Pray for Nigeria

Banditry in the North is not a struggle

 My attention has been drawn to the recent statement credited to Bashir Dalhatu, Chairman of the Arewa Consultative Forum, suggesting that the Niger Delta Amnesty Programme should serve as a model for addressing banditry in Northern Nigeria.

This comparison is deeply flawed, intellectually dishonest, and utterly insulting to the Nigerian people.

The Niger Delta struggle was a fight for resource control, environmental justice, and socio-economic rights in communities devastated by decades of oil exploration. It was a rights-based agitation rooted in marginalization and constitutional injustice.


Banditry in the North is not a struggle. It is criminality.
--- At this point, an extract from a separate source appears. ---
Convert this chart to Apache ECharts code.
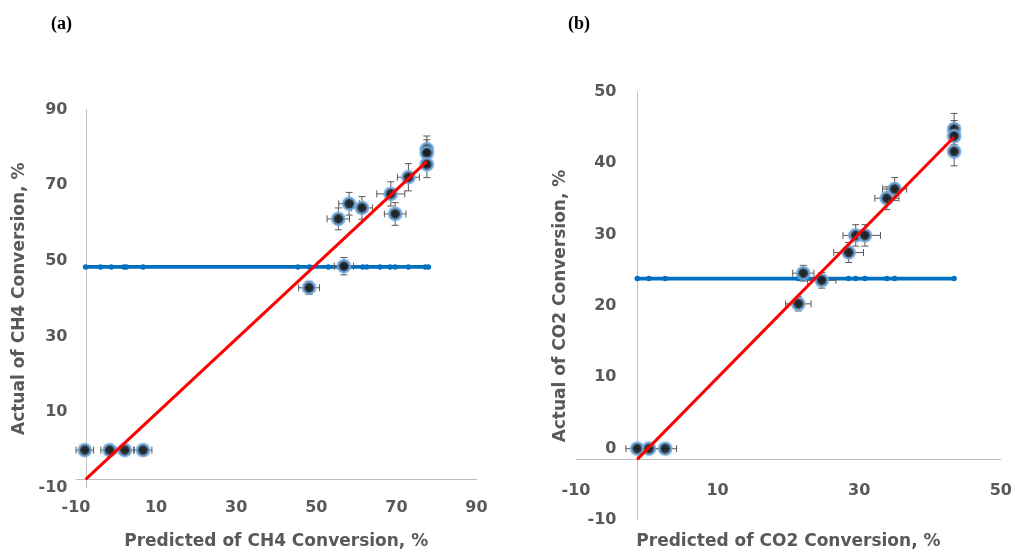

It is terrorism, kidnapping, extortion, murder, and the mass destruction of innocent lives and livelihoods.
To equate the two is to legitimise terrorism and blackmail the Nigerian State into rewarding armed violence.

What do the bandits want?

Who wronged them?
What ideology, grievance, or constitutional injustice are they fighting for? None.
They are killing Nigerians for profit. They are abducting schoolchildren for ransom. They are taxing farmers. They are burning communities. They are collaborating with foreign criminal networks. That is not a “struggle”; it is sheer terror.

It is therefore an act of low analytic reasoning and a dangerous precedent to propose that Nigeria should bribe killers under the guise of “amnesty”.
If bandits receive amnesty today, tomorrow every unemployed or misguided young man will believe that the fastest route to government funding is to pick up arms against the State.

Nigeria must never reward criminality.

Nigeria must never equate militants fighting for constitutional rights with terrorists fighting for ransom.
Instead, the government must prioritise:
  • Strengthening intelligence operations
  • Decisive military action
  • Community policing structures
  • Prosecution of financiers and collaborators
Rehabilitation ONLY for repentant persons who surrender before committing atrocities
Genuine socio economic development plans for affected communities
Anything less is a betrayal of justice and a mockery of citizens who have suffered under the cruelty of bandits.
Nigeria deserves peace built on justice not peace built on rewarding those who shed innocent blood.